# Cheap carbon parts



## Matthew_T (27 Aug 2011)

Any ideas where I could possibly get very cheap carbon parts from? 

I am looking for forks and wheels in particular. I dont really want to be paying over £40-£50 for the bits so dont care if they are used.


----------



## smokeysmoo (27 Aug 2011)

Good luck to you. Not only in finding them but in them being any good with such a low budget. I wouldn't touch cf parts in your price range with a disinfected barge pole 

Why you so adamant you want carbon anyway? If your budget to buy is so low how are you ever going to replace them when they get damaged?


----------



## Matthew_T (27 Aug 2011)

smokeysmoo said:


> Good luck to you. Not only in finding them but in them being any good with such a low budget. I wouldn't touch cf parts in your price range with a disinfected barge pole
> 
> Why you so adamant you want carbon anyway? If your budget to buy is so low how are you ever going to replace them when they get damaged?



Actually, i was thinking of anything lighter than what I have at the moment (steel frame). So I am opting for aluminium or any other metal that bicycle parts are maade out of.


----------



## rockyraccoon (27 Aug 2011)

A few days ago I got for £12 a FSA stem lighter than many carbon stem.. Look well and you'll find good stuff


----------



## smokeysmoo (27 Aug 2011)

Matthew_T said:


> Actually, i was thinking of anything lighter than what I have at the moment (steel frame). So I am opting for aluminium or any other metal that bicycle parts are maade out of.

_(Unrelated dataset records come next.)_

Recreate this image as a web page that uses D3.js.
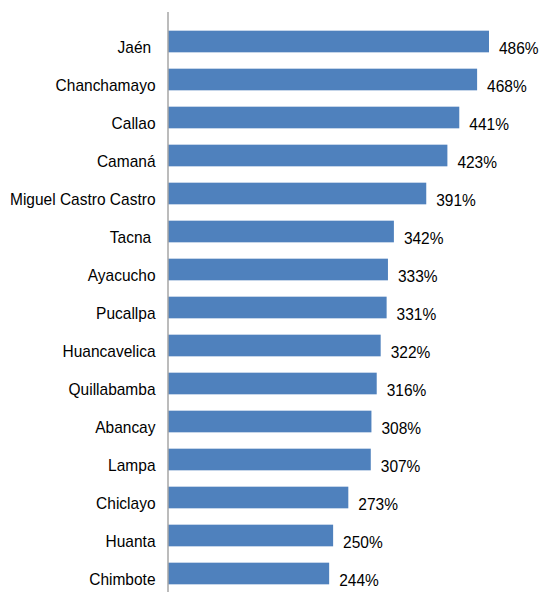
<!DOCTYPE html>
<html><head><meta charset="utf-8">
<script src="https://cdn.jsdelivr.net/npm/d3@7"></script>
<style>body{margin:0;background:#fff}text{white-space:pre}</style>
</head><body>
<script>
const categories = ["Jaén ","Chanchamayo","Callao","Camaná","Miguel Castro Castro","Tacna ","Ayacucho","Pucallpa","Huancavelica","Quillabamba","Abancay","Lampa","Chiclayo","Huanta","Chimbote"];
const values = [486,468,441,423,391,342,333,331,322,316,308,307,273,250,244];

const W=541,H=592;
const svg=d3.select("body").append("svg").attr("width",W).attr("height",H);
const x=d3.scaleLinear().domain([0,486]).range([168,489]);
const y=d3.scaleBand().domain(categories).range([22.5,592.5]).paddingInner(0.43).paddingOuter(0.215);
const font="'Liberation Sans', Arial, sans-serif";

svg.selectAll("rect.bar").data(values).join("rect")
  .attr("x",x(0)).attr("y",(d,i)=>y(categories[i]))
  .attr("width",d=>x(d)-x(0)).attr("height",y.bandwidth())
  .attr("fill","#4f81bd");

svg.append("line").attr("x1",168).attr("x2",168).attr("y1",12).attr("y2",592)
  .attr("stroke","#a6a6a6").attr("stroke-width",1.5);

svg.selectAll("text.cat").data(categories).join("text")
  .attr("transform",d=>`translate(155.5,${y(d)+y.bandwidth()/2+11.5}) scale(1,1.08)`)
  .attr("text-anchor","end").attr("font-family",font).attr("font-size",15.5)
  .attr("fill","#000").text(d=>d);

svg.selectAll("text.val").data(values).join("text")
  .attr("transform",(d,i)=>`translate(${x(d)+10},${y(categories[i])+y.bandwidth()/2+12}) scale(1,1.08)`)
  .attr("font-family",font).attr("font-size",15.5).attr("fill","#000")
  .text(d=>d+"%");
</script>
</body></html>
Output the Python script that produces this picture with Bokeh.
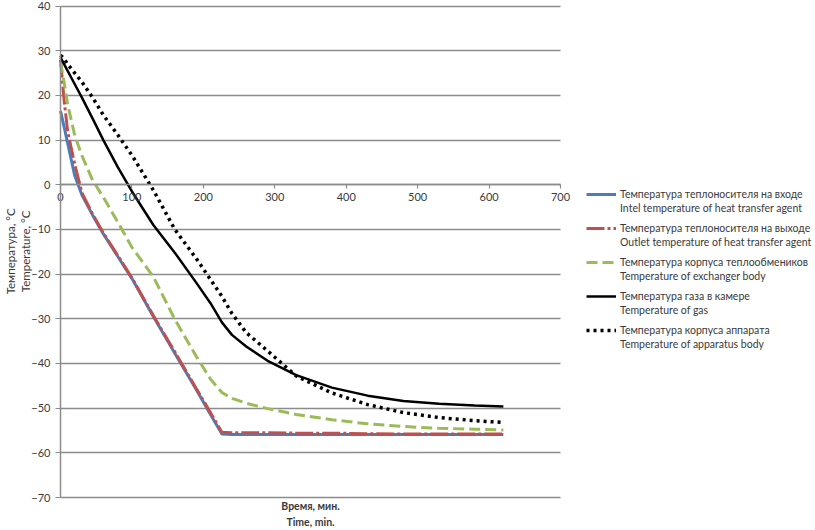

I'd stick with aluminium buddy. 1) cf has no place on a steel frame, 2) alu is more durable, 3) alu is far more available, 4) alu is far more affordable


----------



## Matthew_T (28 Aug 2011)

smokeysmoo said:


> I'd stick with aluminium buddy. 1) cf has no place on a steel frame, 2) alu is more durable, 3) alu is far more available, 4) alu is far more affordable



I will get looking for it then


----------



## TAV (28 Aug 2011)

ive got a trek carbon fork up the attic if your interested


----------



## Matthew_T (28 Aug 2011)

TAV said:


> ive got a trek carbon fork up the attic if your interested



Is it designed for a road bike? And what size is it?


----------



## TAV (29 Aug 2011)

Its off a trek road bike i dont know what size it is but i think its off a trek 1.4


----------



## TAV (29 Aug 2011)

sorry about the last reply its a 1.7 bontrager carbon speed trap compatable from a trek road bike 1.7 its in ex con


----------



## Matthew_T (29 Aug 2011)

TAV said:


> sorry about the last reply its a 1.7 bontrager carbon speed trap compatable from a trek road bike 1.7 its in ex con



Is it in good nick and what price are you looking for?


----------



## TAV (30 Aug 2011)

its in ex con im looking for 40 pounds and p and p which i dont know how much thats going to cost


----------



## Matthew_T (31 Aug 2011)

could you possibly post a picture? and what diameter (or circumference) is the top of it? (I need to know if it will fit because I had a problem with my mountain bike where I changed the forks and they didnt fit.


----------